Hab schon verschiedene Kombinationen versucht aber der Fehler bleibt. Man kann als Format auch selbstdefiniert statt "Zahlen" nehmen aber dafür braucht man wieder ein JScript und ich bin leider auch ein totaler  in der Sprache. Kenne nur PHP, C++ und Pascal und das ist alles schon ne Weile her 

PS: Acrobat arbeitet mit JScript allerdings weiß ich nicht ob man einfach jedes JScript verwenden kann, werde mir mal die ReferenceGuide reinziehen aber da eigentlich wollte ich nicht extra JScript lernen für ne eigentlich popelige Berechnung in nem Formular


----------



## FreakyMice (19. Februar 2004)

Ich kenn mich mit Acrobat nich aus.

Kann man da genauso in den tabellen mit umgehen wie in Excel oder is das anders?


----------



## LeBigmac (19. Februar 2004)

anders 

In Excel ist das ganze in 2min erledigt aber in Acrobat erstellst du selber halt zB in einem eingescanten oder selbstgemachten Formular  an beliebiger Stelle Felder mit der Maus und kannst diesen Feldern dann Eigenschaften geben wie Textfeld, Dropdown etc.
In diesem Bsp. hab ich ein Textfeld erstellt mit der Eigenschaft:
Standardwert: 0
Format: Zahlen €1.234,56 Dezimalstellen 0 (2 Stellen ändert nix)
Berechnung: das obige Skript welches ich auf Basis eines Handbuch Bsp. erstellt habe -->


> var f = this.getField("WertA");
> var g = this.getField("WertB");
> event.value = f.value / g.value;



event ist offensichtlich der Variablenname den Acrobat als Ergebnis auswertet.


----------



## LeBigmac (19. Februar 2004)

oder event ist wohl doch eher eine JS Funktion sonst hätte ich sie ja deklarieren müssen ?

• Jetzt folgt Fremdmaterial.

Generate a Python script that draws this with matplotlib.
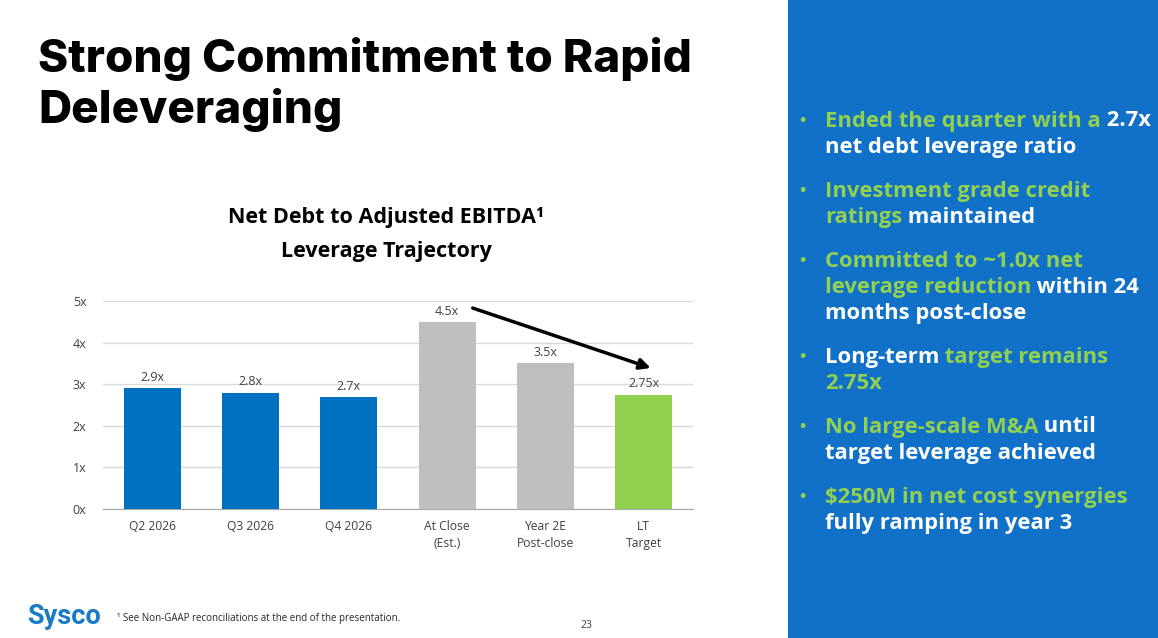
import matplotlib
matplotlib.use("Agg")
import matplotlib.pyplot as plt
from matplotlib.patches import Rectangle

categories = ["Q2 2026", "Q3 2026", "Q4 2026", "At Close\n(Est.)", "Year 2E\nPost-close", "LT\nTarget"]
leverage = [2.9, 2.8, 2.7, 4.5, 3.5, 2.75]
bar_labels = ["2.9x", "2.8x", "2.7x", "4.5x", "3.5x", "2.75x"]
bar_colors = ["#0070C0", "#0070C0", "#0070C0", "#BFBFBF", "#BFBFBF", "#92D050"]
y_ticks = [0, 1, 2, 3, 4, 5]
y_tick_labels = ["0x", "1x", "2x", "3x", "4x", "5x"]
arrow_start = (3.26, 4.83)
arrow_end = (5.07, 3.39)

G = "#92D050"
W = "white"
bullets = [
    [[("Ended the quarter with a", G), (" 2.7x", W)],
     [("net debt leverage ratio", W)]],
    [[("Investment grade credit", G)],
     [("ratings", G), (" maintained", W)]],
    [[("Committed to ~1.0x net", G)],
     [("leverage reduction", G), (" within 24", W)],
     [("months post-close", W)]],
    [[("Long-term", W), (" target remains", G)],
     [("2.75x", G)]],
    [[("No large-scale M&A", G), (" until", W)],
     [("target leverage achieved", W)]],
    [[("$250M in net cost synergies", G)],
     [("fully ramping in year 3", W)]],
]
bullet_tops = [121, 191, 261, 357, 427, 497]

FW, FH = 1158, 638
fig = plt.figure(figsize=(FW / 100, FH / 100), dpi=100)
fig.patch.set_facecolor("white")
renderer = fig.canvas.get_renderer()

def fx(px):
    return px / FW

def fy(py):
    return 1 - py / FH

# blue side panel
fig.patches.append(Rectangle((fx(788), 0), 1 - fx(788), 1, transform=fig.transFigure,
                             facecolor="#1170C8", edgecolor="none", zorder=0))

# slide title
fig.text(fx(38), fy(72), "Strong Commitment to Rapid", fontsize=33, fontweight="heavy",
         family="Inter", color="black", va="baseline")
fig.text(fx(38), fy(123), "Deleveraging", fontsize=33, fontweight="heavy",
         family="Inter", color="black", va="baseline")

# chart
ax = fig.add_axes([fx(103), fy(509), fx(693) - fx(103), fy(301) - fy(509)])
x = list(range(len(categories)))
ax.bar(x, leverage, width=0.58, color=bar_colors, zorder=3)
for xi, v, lab in zip(x, leverage, bar_labels):
    ax.annotate(lab, (xi, v), xytext=(0, 3), textcoords="offset points", ha="center",
                va="bottom", fontsize=9, family="Open Sans", color="#404040")
ax.set_xlim(-0.5, len(categories) - 0.5)
ax.set_ylim(0, 5)
ax.set_yticks(y_ticks)
ax.set_yticklabels(y_tick_labels, family="Open Sans", fontsize=9, color="#404040")
ax.set_xticks(x)
ax.set_xticklabels(categories, family="Open Sans", fontsize=8.7, color="#404040", linespacing=1.4)
ax.tick_params(length=0, pad=8)
ax.tick_params(axis="y", pad=12)
ax.grid(axis="y", color="#D9D9D9", linewidth=1, zorder=0)
for s in ["top", "right", "left"]:
    ax.spines[s].set_visible(False)
ax.spines["bottom"].set_color("#A6A6A6")
ax.annotate("", xy=arrow_end, xytext=arrow_start,
            arrowprops=dict(arrowstyle="-|>", lw=2.5, color="black", mutation_scale=16,
                            shrinkA=0, shrinkB=0), annotation_clip=False)

fig.text(fx(386), fy(218), "Net Debt to Adjusted EBITDA\u00b9", fontsize=15.5, fontweight="bold",
         family="Open Sans", ha="center", va="center", color="black")
fig.text(fx(386), fy(251), "Leverage Trajectory", fontsize=15.5, fontweight="bold",
         family="Open Sans", ha="center", va="center", color="black")

# bullets, pieces of each line placed one after another
line_gap = 26.5
for top, lines in zip(bullet_tops, bullets):
    fig.text(fx(798), fy(top), "\u2022", fontsize=16, color=G, family="Open Sans",
             va="center", ha="left")
    for i, pieces in enumerate(lines):
        y = top + i * line_gap
        xpix = 825
        for txt, col in pieces:
            t = fig.text(fx(xpix), fy(y), txt, fontsize=15.8, fontweight="bold", family="Open Sans",
                         color=col, va="center", ha="left")
            bb = t.get_window_extent(renderer)
            xpix = bb.x1

# footer
fig.text(fx(27), fy(617), "Sysco", fontsize=19.5, fontweight="bold", family="Roboto",
         color="#1A7BC4", va="center", ha="left")
fig.text(fx(117), fy(618), "\u00b9 See Non-GAAP reconciliations at the end of the presentation.",
         fontsize=7, family="Open Sans", color="#262626", va="center", ha="left")
fig.text(fx(586), fy(626), "23", fontsize=7.5, family="Open Sans", color="#404040",
         va="center", ha="center")

fig.savefig("out.png", dpi=100)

oh man ich geh jetzt was essen und dann schau ich mal weiter. Dummerweise brauch ich morgen früh das Formular  für ne Präsentation ...

Letztendlich wird das ganze dann eh irgendwann später mal über PHP laufen, denn Acrobat kann sich über den Browser aufgerufen mit einem cgi-skript über eine Datenbank Daten holen/schicken und dann kann ich die Berechnung auf der Webseite machen und das Ergebnis ans PDF senden aber so weit bin ich noch lange nicht


----------